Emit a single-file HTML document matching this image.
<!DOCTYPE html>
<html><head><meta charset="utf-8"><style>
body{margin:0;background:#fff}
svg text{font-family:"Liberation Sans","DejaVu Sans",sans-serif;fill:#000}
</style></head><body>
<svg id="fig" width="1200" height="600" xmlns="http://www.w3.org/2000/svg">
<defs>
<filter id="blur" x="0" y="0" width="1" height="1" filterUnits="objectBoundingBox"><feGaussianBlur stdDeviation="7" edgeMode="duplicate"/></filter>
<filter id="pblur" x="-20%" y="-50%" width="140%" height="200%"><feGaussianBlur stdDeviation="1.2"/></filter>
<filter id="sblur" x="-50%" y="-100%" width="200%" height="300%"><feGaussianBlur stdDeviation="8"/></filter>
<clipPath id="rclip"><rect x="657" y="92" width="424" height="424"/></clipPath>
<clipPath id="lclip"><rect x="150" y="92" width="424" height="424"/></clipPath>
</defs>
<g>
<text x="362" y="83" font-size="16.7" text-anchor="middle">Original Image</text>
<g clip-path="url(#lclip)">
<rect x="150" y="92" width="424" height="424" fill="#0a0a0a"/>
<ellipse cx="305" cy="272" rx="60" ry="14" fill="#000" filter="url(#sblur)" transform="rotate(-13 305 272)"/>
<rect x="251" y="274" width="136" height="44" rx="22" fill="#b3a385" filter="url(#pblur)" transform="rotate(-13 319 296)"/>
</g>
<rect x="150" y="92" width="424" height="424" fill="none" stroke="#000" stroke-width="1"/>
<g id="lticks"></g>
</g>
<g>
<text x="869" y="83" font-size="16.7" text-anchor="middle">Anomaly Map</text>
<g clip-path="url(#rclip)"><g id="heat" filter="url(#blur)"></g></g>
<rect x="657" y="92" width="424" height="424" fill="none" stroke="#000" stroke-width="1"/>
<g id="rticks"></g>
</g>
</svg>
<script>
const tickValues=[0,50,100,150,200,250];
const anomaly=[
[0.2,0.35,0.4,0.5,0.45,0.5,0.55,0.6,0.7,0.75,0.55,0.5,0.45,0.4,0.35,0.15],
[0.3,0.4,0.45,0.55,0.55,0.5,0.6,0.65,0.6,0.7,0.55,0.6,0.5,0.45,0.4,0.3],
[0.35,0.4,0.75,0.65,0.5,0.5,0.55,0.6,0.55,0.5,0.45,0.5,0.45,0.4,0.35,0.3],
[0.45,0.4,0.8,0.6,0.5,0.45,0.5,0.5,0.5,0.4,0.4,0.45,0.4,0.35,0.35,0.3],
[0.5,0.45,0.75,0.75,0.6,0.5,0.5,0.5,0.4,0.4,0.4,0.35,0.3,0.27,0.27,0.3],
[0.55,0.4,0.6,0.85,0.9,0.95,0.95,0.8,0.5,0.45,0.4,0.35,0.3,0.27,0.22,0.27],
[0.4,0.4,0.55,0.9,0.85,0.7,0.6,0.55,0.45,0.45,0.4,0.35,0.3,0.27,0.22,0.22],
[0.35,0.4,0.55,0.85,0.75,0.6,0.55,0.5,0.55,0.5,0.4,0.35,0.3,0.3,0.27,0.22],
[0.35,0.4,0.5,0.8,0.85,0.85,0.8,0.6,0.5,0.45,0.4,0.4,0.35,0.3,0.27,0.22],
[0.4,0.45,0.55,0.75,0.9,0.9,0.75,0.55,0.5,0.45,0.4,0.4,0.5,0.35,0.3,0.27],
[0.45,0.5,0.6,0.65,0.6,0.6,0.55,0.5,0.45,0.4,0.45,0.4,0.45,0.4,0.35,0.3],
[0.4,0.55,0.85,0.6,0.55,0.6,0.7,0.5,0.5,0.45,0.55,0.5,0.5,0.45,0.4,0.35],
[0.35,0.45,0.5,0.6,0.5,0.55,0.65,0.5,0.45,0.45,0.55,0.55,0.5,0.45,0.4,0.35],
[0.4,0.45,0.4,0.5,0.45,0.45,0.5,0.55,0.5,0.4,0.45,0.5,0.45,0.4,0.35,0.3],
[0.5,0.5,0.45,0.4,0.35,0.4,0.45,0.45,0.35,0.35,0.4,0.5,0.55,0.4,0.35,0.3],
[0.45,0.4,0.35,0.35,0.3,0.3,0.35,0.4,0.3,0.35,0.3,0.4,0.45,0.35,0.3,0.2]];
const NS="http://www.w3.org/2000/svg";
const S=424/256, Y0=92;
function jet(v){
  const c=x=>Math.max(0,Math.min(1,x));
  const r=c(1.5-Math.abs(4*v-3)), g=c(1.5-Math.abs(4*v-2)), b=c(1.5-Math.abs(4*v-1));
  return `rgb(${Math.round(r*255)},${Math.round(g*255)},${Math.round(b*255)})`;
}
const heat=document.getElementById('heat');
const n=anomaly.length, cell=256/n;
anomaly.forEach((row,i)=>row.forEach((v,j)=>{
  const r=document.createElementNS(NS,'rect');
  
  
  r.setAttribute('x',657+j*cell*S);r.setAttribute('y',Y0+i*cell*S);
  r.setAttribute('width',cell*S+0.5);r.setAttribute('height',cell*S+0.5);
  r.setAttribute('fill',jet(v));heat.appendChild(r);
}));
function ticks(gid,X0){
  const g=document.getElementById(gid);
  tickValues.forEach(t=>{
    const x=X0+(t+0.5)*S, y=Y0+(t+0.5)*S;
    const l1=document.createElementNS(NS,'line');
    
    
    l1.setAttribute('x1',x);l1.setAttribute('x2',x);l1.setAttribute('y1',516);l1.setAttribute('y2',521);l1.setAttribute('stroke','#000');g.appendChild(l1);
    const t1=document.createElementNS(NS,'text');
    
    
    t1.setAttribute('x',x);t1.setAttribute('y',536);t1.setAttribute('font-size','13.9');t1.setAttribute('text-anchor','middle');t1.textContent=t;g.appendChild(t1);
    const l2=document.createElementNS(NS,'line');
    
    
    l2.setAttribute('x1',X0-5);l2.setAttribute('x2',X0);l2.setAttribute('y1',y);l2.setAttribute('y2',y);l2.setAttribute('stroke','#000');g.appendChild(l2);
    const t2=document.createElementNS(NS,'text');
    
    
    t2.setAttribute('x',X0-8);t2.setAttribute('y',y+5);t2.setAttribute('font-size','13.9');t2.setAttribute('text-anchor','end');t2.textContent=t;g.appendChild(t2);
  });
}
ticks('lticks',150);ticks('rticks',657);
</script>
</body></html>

==

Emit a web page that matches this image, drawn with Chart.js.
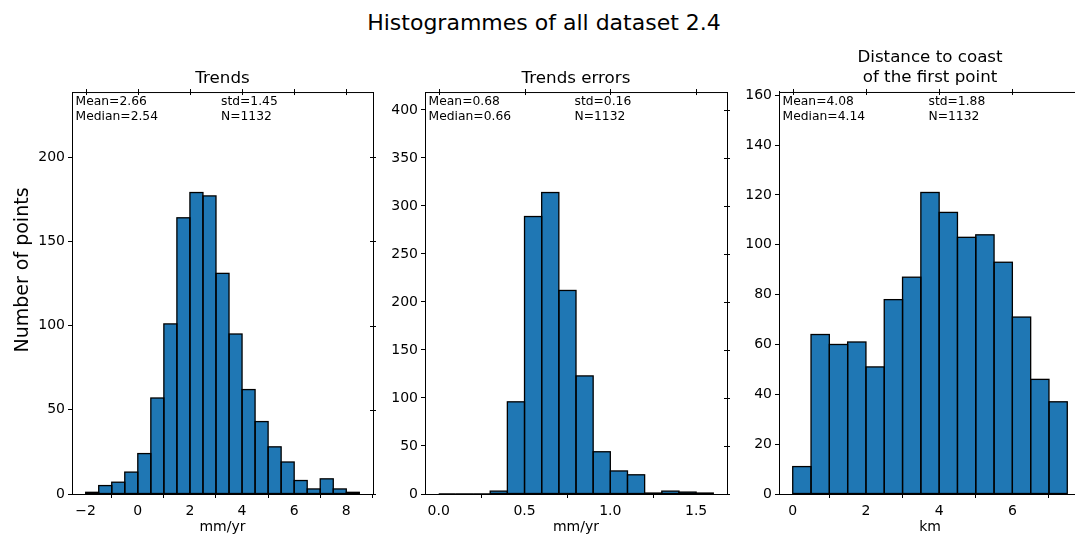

* * *

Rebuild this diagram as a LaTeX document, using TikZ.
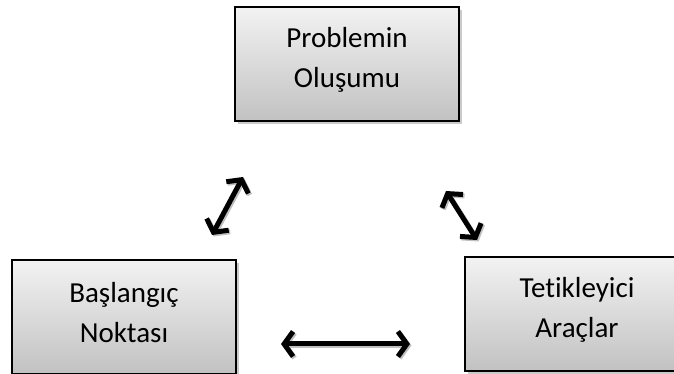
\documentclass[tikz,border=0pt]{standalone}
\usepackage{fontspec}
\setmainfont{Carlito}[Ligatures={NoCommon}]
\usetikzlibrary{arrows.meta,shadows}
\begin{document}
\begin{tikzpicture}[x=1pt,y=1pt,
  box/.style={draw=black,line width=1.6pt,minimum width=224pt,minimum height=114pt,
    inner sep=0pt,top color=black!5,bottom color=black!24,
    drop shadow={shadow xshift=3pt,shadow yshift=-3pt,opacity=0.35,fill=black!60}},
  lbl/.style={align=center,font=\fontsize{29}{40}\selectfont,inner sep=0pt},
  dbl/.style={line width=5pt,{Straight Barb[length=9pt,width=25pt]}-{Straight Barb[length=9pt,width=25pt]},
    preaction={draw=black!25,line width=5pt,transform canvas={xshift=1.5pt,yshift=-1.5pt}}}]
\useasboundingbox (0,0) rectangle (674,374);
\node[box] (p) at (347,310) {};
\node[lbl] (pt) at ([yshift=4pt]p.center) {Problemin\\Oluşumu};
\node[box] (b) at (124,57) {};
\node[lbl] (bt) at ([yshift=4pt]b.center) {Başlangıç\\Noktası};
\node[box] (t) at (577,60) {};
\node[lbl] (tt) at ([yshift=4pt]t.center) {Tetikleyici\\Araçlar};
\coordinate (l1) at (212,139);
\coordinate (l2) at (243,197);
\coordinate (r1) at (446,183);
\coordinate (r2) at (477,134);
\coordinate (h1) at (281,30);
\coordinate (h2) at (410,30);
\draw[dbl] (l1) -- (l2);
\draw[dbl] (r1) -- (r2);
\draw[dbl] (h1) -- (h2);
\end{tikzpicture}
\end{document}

■ **Required work**
Each line that holds the word "this" should be extracted from the records.

■ **Output below**
Emit a single-file HTML document matching this image.
Emit a web page that matches this image, drawn with Chart.js.
Rebuild this diagram as a LaTeX document, using TikZ.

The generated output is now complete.